What is Cyclic Learning Rate?

board-infinity · 15 October 2022 09:12

The objectives of the cyclical learning rate (CLR) are two-fold:

CLR gives an approach for setting the global learning rates for training neural networks that eliminate the need to perform tons of experiments to find the best values with no additional computation.
CLR provides an excellent learning rate range (LR range) for an experiment by introducing the concept of LR Range Test.

A Case Study of CLR in Python

We will be doing this using the classic MNIST dataset which is probably the most popular dataset for getting started into Computer Vision and Deep Learning. You will use keras extensively for all purposes of the experiment. keras provides a built-in version of the dataset. We will start off your experiment by importing that and by performing some basic EDA.

from keras.datasets import mnist Using TensorFlow backend.

You have imported the dataset successfully. Now, you will do some basic visualizations of the dataset.

import matplotlib.pyplot as plt 

(X_train, y_train), (X_test, y_test) = mnist.load_data() 
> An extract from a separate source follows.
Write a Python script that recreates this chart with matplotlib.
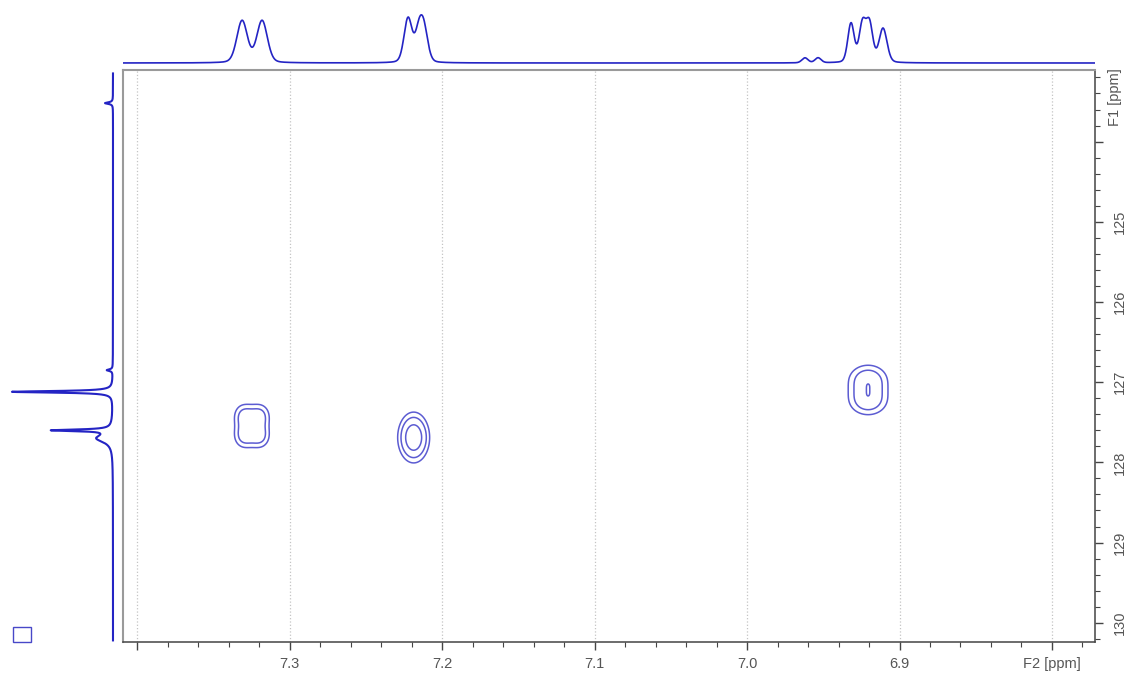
import numpy as np
import matplotlib.pyplot as plt
from matplotlib.patches import Rectangle

# 1H projection (top trace): line positions [ppm], heights, gaussian widths [ppm]
h_shift = [7.3311, 7.3180, 7.2223, 7.2151, 7.2118, 6.9620, 6.9534,
           6.9318, 6.9243, 6.9197, 6.9108]
h_height = [42, 42, 44, 29, 29, 5, 5, 39, 38, 38, 34]
h_width = [0.00345, 0.00345, 0.00262, 0.00262, 0.00262, 0.0020, 0.0020,
           0.0021, 0.0022, 0.0022, 0.0026]
eta = 0.2  # lorentzian share of the line shape

# 13C projection (left trace)
c_shift = [123.52, 126.85, 127.12, 127.60, 127.70]
c_height = [8, 6, 101, 58, 16]
c_hwhm = [0.012, 0.012, 0.012, 0.012, 0.06]

# HSQC cross peaks, one row per gaussian component
xp_f2 = [7.3299, 7.3195, 7.3299, 7.3195, 7.2186, 6.9206, 6.9206]
xp_f1 = [127.421, 127.421, 127.671, 127.671, 127.69, 126.965, 127.229]
xp_w2 = [0.0049, 0.0049, 0.0049, 0.0049, 0.00622, 0.0089, 0.0089]
xp_w1 = [0.112, 0.112, 0.112, 0.112, 0.188, 0.132, 0.132]
xp_amp = [2.0, 2.0, 2.0, 2.0, 4.135, 2.41, 2.41]
levels = [1.0, 1.7, 2.9]

f2_ticks = [7.4, 7.3, 7.2, 7.1, 7.0, 6.9, 6.8]
f2_labels = ['', '7.3', '7.2', '7.1', '7.0', '6.9', 'F2 [ppm]']
f1_ticks = [124, 125, 126, 127, 128, 129, 130]
f1_labels = ['', '125', '126', '127', '128', '129', '130']

F2_LIM = (7.4092, 6.7718)
F1_LIM = (130.24, 123.107)

trace_col = '#2424c4'
cont_col = '#5c5cd2'
tick_col = '#555555'

plt.rcParams['font.family'] = ['Liberation Sans', 'DejaVu Sans']

fig = plt.figure(figsize=(11.3, 6.73), dpi=100)
W, H = 1130, 673

ax = fig.add_axes([123 / W, 1 - 642 / H, (1095 - 123) / W, (642 - 70) / H])
ax_top = fig.add_axes([123 / W, 1 - 68 / H, (1095 - 123) / W, 63 / H])
ax_left = fig.add_axes([0, 1 - 642 / H, 123 / W, (642 - 70) / H])

# contours
f2 = np.linspace(6.77, 7.41, 1400)
f1 = np.linspace(123.1, 130.25, 1100)
X, Y = np.meshgrid(f2, f1)
Z = np.zeros_like(X)
for c2, c1, w2, w1, a in zip(xp_f2, xp_f1, xp_w2, xp_w1, xp_amp):
    Z += a * np.exp(-(X - c2) ** 2 / (2 * w2 ** 2) - (Y - c1) ** 2 / (2 * w1 ** 2))
ax.contour(X, Y, Z, levels=levels, colors=cont_col, linewidths=1.1)

ax.set_xlim(*F2_LIM)
ax.set_ylim(*F1_LIM)
ax.set_xticks(f2_ticks)
ax.set_xticklabels(f2_labels)
ax.set_xticks(np.arange(6.78, 7.41, 0.02), minor=True)
ax.yaxis.tick_right()
ax.set_yticks(f1_ticks)
ax.set_yticklabels(f1_labels, rotation=90, va='center')
ax.set_yticks(np.arange(123.2, 130.21, 0.2), minor=True)
ax.tick_params(which='major', direction='out', length=6, width=1,
               colors='#444444', labelcolor=tick_col, labelsize=10.5, pad=5)
ax.tick_params(which='minor', direction='out', length=3.5, width=0.8, colors='#444444')
ax.tick_params(axis='y', pad=7)
ax.grid(axis='x', which='major', linestyle=':', color='#c4c4c4', linewidth=0.9)
for side in ['top', 'left']:
    ax.spines[side].set_color('#9a9a9a')
    ax.spines[side].set_linewidth(1.5)
for side in ['bottom', 'right']:
    ax.spines[side].set_color('#444444')
    ax.spines[side].set_linewidth(1.1)
ax.text(1.0 + 20 / 972, 123.45, 'F1 [ppm]', transform=ax.get_yaxis_transform(),
        rotation=90, ha='center', va='center', fontsize=10.5, color=tick_col)

# 1H projection
x1 = np.linspace(F2_LIM[0], F2_LIM[1], 4000)
y1 = np.zeros_like(x1)
for s, h, w in zip(h_shift, h_height, h_width):
    gauss = np.exp(-(x1 - s) ** 2 / (2 * w ** 2))
    lor = 1 / (1 + ((x1 - s) / (1.177 * w)) ** 2)
    y1 += h * ((1 - eta) * gauss + eta * lor)
ax_top.plot(x1, y1, color=trace_col, lw=1.2)
ax_top.set_xlim(*F2_LIM)
ax_top.set_ylim(-5, 58)
ax_top.axis('off')

# 13C projection
yc = np.linspace(123.15, 130.22, 6000)
xc = np.zeros_like(yc)
for s, h, g in zip(c_shift, c_height, c_hwhm):
    xc += h / (1 + ((yc - s) / g) ** 2)
ax_left.plot(xc, yc, color=trace_col, lw=1.5)
ax_left.set_xlim(113, -10)
ax_left.set_ylim(*F1_LIM)
ax_left.axis('off')

fig.patches.append(Rectangle((13 / W, 1 - 642 / H), 18 / W, 15 / H,
                             transform=fig.transFigure, fill=False,
                             edgecolor='#4848c8', lw=1.0))

fig.savefig('out.png', dpi=100)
# Plot 4 images as gray scale 
plt.subplot(152) 
plt.imshow(X_train[0], cmap=plt.get_cmap('gray')) 
plt.subplot(153) 
plt.imshow(X_train[1], cmap=plt.get_cmap('gray')) 
plt.subplot(154) 
plt.imshow(X_train[2], cmap=plt.get_cmap('gray'))
plt.subplot(155) 
plt.imshow(X_train[3], cmap=plt.get_cmap('gray')) 
# Show the plot 
plt.show()

Why should we use Cyclical Learning Rates?

The first reason is that our network may become stuck in either saddle points or local minima, and the low learning rate may not be sufficient to break out of the area and descend into areas of the loss landscape with lower loss.
Secondly, our model and optimizer may be very sensitive to our initial learning rate choice. If we make a poor initial choice in the learning rate, our model may be stuck from the very start.